創作者の呪い
多くの創作者に当てはまる、ある現象のことを、私は『創作者の呪い』と呼んでいる。私もこの現象に悩む一人だ。私はこれのせいで、ありとあらゆる小説、漫画、映画を以前とは同じ視点では見れなくなった。
私の言う呪いとは何か。それは「自らが創作するものに関わる全ての創作物に対して、創作者として見てしまう」というものである。それらしい用語を使って述べるならば、「自らの意思と関係なくメタ視点で創作を捉えてしまう」と言う現象である。

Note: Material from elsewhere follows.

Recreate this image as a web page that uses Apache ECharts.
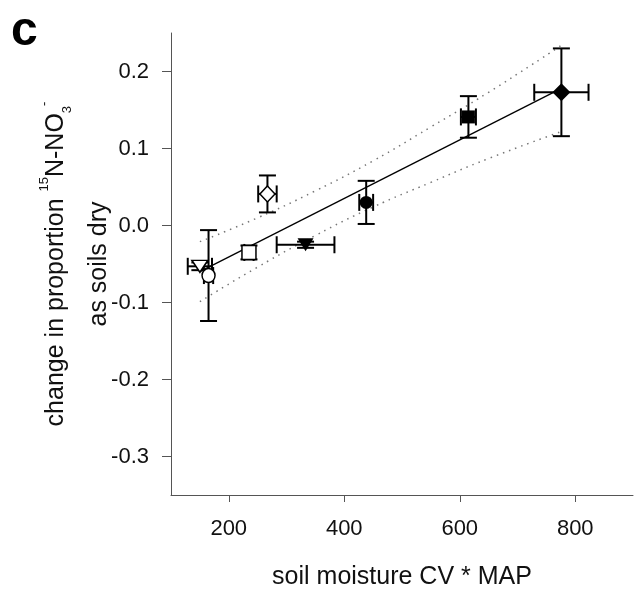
<!DOCTYPE html>
<html>
<head>
<meta charset="utf-8">
<script src="https://cdn.jsdelivr.net/npm/echarts@6/dist/echarts.min.js"></script>
<style>
  html, body { margin: 0; padding: 0; background: #fff; }
  #chart { width: 634px; height: 592px; }
</style>
</head>
<body>
<div id="chart"></div>
<script>
// data
const xValues = [776, 615, 438, 267, 333, 235, 165, 150];
const yValues = [0.173, 0.141, 0.030, 0.041, -0.025, -0.035, -0.065, -0.053];
const xErrors = [47, 13, 12, 16, 50, 8, 8, 21];
const yErrors = [0.057, 0.027, 0.028, 0.024, 0.004, 0.009, 0.059, 0.005];

// regression line + confidence band
const fitX = [150, 776];
const fitY = [-0.060, 0.178];
const bandX = [150, 250, 350, 450, 550, 650, 776];
const bandUpper = [-0.021, 0.010, 0.045, 0.084, 0.128, 0.173, 0.234];
const bandLower = [-0.099, -0.054, -0.013, 0.024, 0.056, 0.087, 0.122];

const xTicks = [200, 400, 600, 800];
const yTicks = [-0.3, -0.2, -0.1, 0.0, 0.1, 0.2];

// marker look for each point (same order as the data)
const markerStyles = [
  { symbol: 'diamond', size: [18, 18], filled: true },
  { symbol: 'rect', size: [13, 13], filled: true },
  { symbol: 'circle', size: [13, 13], filled: true },
  { symbol: 'diamond', size: [15, 16], filled: false },
  { symbol: 'triangle', size: [16, 13], filled: true, rotate: 180 },
  { symbol: 'rect', size: [14, 14], filled: false },
  { symbol: 'circle', size: [13, 14], filled: false },
  { symbol: 'triangle', size: [16, 12], filled: false, rotate: 180 }
];

const font = '"Liberation Sans", Arial, sans-serif';
const axisColor = '#555';

const pointData = xValues.map((x, i) => {
  const m = markerStyles[i];
  return {
    value: [x, yValues[i]],
    symbol: m.symbol,
    symbolSize: m.size,
    symbolRotate: m.rotate || 0,
    itemStyle: {
      color: m.filled ? '#000' : '#fff',
      borderColor: '#000',
      borderWidth: m.filled ? 0 : 1.5,
      opacity: 1
    }
  };
});

const errorData = xValues.map((x, i) => [x, yValues[i], xErrors[i], yErrors[i]]);

// error bars with caps
const renderErrorBar = function (params, api) {
  const x = api.value(0);
  const y = api.value(1);
  const xe = api.value(2);
  const ye = api.value(3);
  const top = api.coord([x, y + ye]);
  const bottom = api.coord([x, y - ye]);
  const left = api.coord([x - xe, y]);
  const right = api.coord([x + xe, y]);
  const cap = 8.5;
  const style = { stroke: '#000', lineWidth: 2 };
  const line = (x1, y1, x2, y2) => ({
    type: 'line',
    shape: { x1: x1, y1: y1, x2: x2, y2: y2 },
    style: style
  });
  return {
    type: 'group',
    children: [
      line(top[0], top[1], bottom[0], bottom[1]),
      line(top[0] - cap, top[1], top[0] + cap, top[1]),
      line(bottom[0] - cap, bottom[1], bottom[0] + cap, bottom[1]),
      line(left[0], left[1], right[0], right[1]),
      line(left[0], left[1] - cap, left[0], left[1] + cap),
      line(right[0], right[1] - cap, right[0], right[1] + cap)
    ]
  };
};

const myChart = echarts.init(document.getElementById('chart'), null, { renderer: 'canvas' });

myChart.setOption({
  animation: false,
  backgroundColor: '#fff',
  textStyle: { fontFamily: font },
  grid: { left: 171, right: 1, top: 33, bottom: 97, outerBoundsMode: 'none' },
  graphic: [
    {
      type: 'text',
      left: 11,
      top: 8,
      style: { text: 'c', font: 'bold 48px ' + font, fill: '#000' }
    }
  ],
  xAxis: {
    type: 'value',
    min: 100,
    max: 900,
    name: 'soil moisture CV * MAP',
    nameLocation: 'middle',
    nameGap: 70,
    nameMoveOverlap: false,
    nameTextStyle: { fontSize: 25, color: '#111', fontFamily: font },
    axisLine: { show: true, onZero: false, lineStyle: { color: axisColor, width: 1 } },
    axisTick: { show: true, length: 7, customValues: xTicks, lineStyle: { color: axisColor } },
    axisLabel: {
      customValues: xTicks,
      margin: 23,
      fontSize: 22,
      color: '#111',
      fontFamily: font
    },
    splitLine: { show: false }
  },
  yAxis: {
    type: 'value',
    min: -0.35,
    max: 0.25,
    name: '{a|change in proportion }{sup|15}{a|N-NO}{sub|3}{sup|-}\n{b|as soils dry}',
    nameLocation: 'middle',
    nameRotate: 90,
    nameGap: 47,
    nameMoveOverlap: false,
    nameTextStyle: {
      fontSize: 25,
      color: '#111',
      fontFamily: font,
      rich: {
        a: { fontSize: 25, lineHeight: 36, color: '#111', fontFamily: font },
        b: { fontSize: 25, lineHeight: 50, color: '#111', fontFamily: font },
        sup: { fontSize: 13, lineHeight: 13, verticalAlign: 'top', color: '#111', fontFamily: font },
        sub: { fontSize: 13, lineHeight: 13, verticalAlign: 'bottom', color: '#111', fontFamily: font }
      }
    },
    axisLine: { show: true, onZero: false, lineStyle: { color: axisColor, width: 1 } },
    axisTick: { show: true, length: 9, customValues: yTicks, lineStyle: { color: axisColor } },
    axisLabel: {
      customValues: yTicks,
      margin: 22,
      fontSize: 22,
      color: '#111',
      fontFamily: font,
      formatter: (v) => v.toFixed(1)
    },
    splitLine: { show: false }
  },
  series: [
    {
      type: 'line',
      data: bandX.map((x, i) => [x, bandUpper[i]]),
      smooth: true,
      symbol: 'none',
      silent: true,
      lineStyle: { color: '#777', width: 1.5, type: [1.5, 5] },
      z: 1
    },
    {
      type: 'line',
      data: bandX.map((x, i) => [x, bandLower[i]]),
      smooth: true,
      symbol: 'none',
      silent: true,
      lineStyle: { color: '#777', width: 1.5, type: [1.5, 5] },
      z: 1
    },
    {
      type: 'line',
      data: fitX.map((x, i) => [x, fitY[i]]),
      symbol: 'none',
      silent: true,
      lineStyle: { color: '#000', width: 1.3 },
      z: 2
    },
    {
      type: 'custom',
      data: errorData,
      renderItem: renderErrorBar,
      silent: true,
      z: 3
    },
    {
      type: 'scatter',
      data: pointData,
      silent: true,
      z: 4
    }
  ]
});
</script>
</body>
</html>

私という具体例をもとに、この現象についてさらに詳しく説明する。なお、具体例の中での創作物は漫画や文庫やラノベや映画を想像していただきたい。
私は数年前から小説を趣味にしている。もっとも、趣味で書く程度なので常に小説に生きているわけではないが、少なくとも私は思考リソース、時間リソースの一部を創作に割り当てている。

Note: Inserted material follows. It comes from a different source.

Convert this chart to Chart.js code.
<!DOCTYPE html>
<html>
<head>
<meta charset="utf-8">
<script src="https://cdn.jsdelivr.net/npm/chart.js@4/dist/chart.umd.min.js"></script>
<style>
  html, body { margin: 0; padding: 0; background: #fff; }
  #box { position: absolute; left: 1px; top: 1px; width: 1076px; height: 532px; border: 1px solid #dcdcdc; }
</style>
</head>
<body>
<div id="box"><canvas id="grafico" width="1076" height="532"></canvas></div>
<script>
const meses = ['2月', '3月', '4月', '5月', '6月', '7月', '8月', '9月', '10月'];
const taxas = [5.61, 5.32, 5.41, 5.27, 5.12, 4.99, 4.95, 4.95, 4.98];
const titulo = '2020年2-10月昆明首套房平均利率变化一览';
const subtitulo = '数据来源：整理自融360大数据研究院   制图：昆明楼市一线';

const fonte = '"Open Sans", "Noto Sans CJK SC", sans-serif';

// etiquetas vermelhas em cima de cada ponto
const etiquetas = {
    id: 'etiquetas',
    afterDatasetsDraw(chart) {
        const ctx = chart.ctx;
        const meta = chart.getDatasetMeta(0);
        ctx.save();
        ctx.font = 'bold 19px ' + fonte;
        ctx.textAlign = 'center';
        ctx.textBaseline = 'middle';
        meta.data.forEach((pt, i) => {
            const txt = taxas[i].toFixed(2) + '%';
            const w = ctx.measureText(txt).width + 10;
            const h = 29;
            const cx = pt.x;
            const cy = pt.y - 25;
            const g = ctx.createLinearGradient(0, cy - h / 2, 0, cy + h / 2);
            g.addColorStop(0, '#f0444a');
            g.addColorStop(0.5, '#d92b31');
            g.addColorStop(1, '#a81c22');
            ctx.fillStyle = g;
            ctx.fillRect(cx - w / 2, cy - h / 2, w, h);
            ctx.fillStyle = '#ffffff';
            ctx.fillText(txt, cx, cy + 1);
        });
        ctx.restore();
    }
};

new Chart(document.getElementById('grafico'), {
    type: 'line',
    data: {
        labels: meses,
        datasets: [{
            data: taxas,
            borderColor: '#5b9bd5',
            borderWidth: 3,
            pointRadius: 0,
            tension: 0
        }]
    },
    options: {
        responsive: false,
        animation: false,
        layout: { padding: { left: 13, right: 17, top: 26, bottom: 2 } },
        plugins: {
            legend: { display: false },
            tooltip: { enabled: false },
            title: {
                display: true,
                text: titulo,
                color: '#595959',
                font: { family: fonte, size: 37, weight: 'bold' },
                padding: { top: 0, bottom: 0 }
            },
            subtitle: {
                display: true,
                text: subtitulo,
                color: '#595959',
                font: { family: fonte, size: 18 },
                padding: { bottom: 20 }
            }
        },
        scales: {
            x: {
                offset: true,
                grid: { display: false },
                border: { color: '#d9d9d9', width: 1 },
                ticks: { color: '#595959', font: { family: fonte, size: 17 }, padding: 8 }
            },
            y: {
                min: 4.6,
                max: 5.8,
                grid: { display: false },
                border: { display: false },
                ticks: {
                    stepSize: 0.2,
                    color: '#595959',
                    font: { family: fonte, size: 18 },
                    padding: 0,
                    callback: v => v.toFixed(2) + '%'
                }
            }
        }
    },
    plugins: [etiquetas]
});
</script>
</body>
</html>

私が小説をちゃんと書くようになったのは、数年ほど前からである。だから、この症状に悩まされるようになったのもその時からだったと思う。
さて、私は小説を趣味とする以前は、創作物に対して純粋に笑い、感動し、感化されていたように思う。しかしいつからだろうか、ある時から私は創作に触れた際に、自身の感情と並行で、作品をメタ視点から見るようになってしまっていた。喜劇的な展開に対して、この場面、このストーリー進行度の中で「創作的な意味で」どうして喜劇を演出するのだろうか、悲劇的な展開に対して「創作的な意味で」悲劇を起こす必要はあったのだろうか、と考えてしまう自分がそこにいた。
それを考えるようになった瞬間に、私は創作を純粋に楽しめなくなった。喜劇的な展開に笑えず、悲劇的な展開に泣けなくなってしまった。特に、キャラクターが死んだ場面で、その死に悲観すると同時に、その死の「創作的な意味」を勝手に考え始める自分には本当に嫌気がさした。人として当然持ち合わせるべき道徳が欠如したのだと、そう言われたような気持ちにすらなった。
私が抱える悩みは、具体例に示すように小説や漫画に対するものであるが、この具体例に限らず、そして私に限らず、この現象はあらゆる創作者が通る道ではないかと勝手に考えている。創作をすればするほど、その創作を楽しめなくなるのは、まったくもって酷い話である。
私がこの呪いから解放される日は来るのだろうか。それはきっと、私が筆を折った日だろう。それも、なんの未練も残さずに筆を折ることを決意した日に違いない。これは創作者であるがゆえの悩みなのだから。創作しようと少しでも考えた時点で表れてしまう気持ちの悪い感情なのだから。
創作者の心を蝕み、それが創作から手をひくまで続く負の症状、まるで私には創作という呪われた剣を持ってしまった愚かな人間という構図に見えてならない。
だから私は、この現象を「創作者の呪い」と表現する。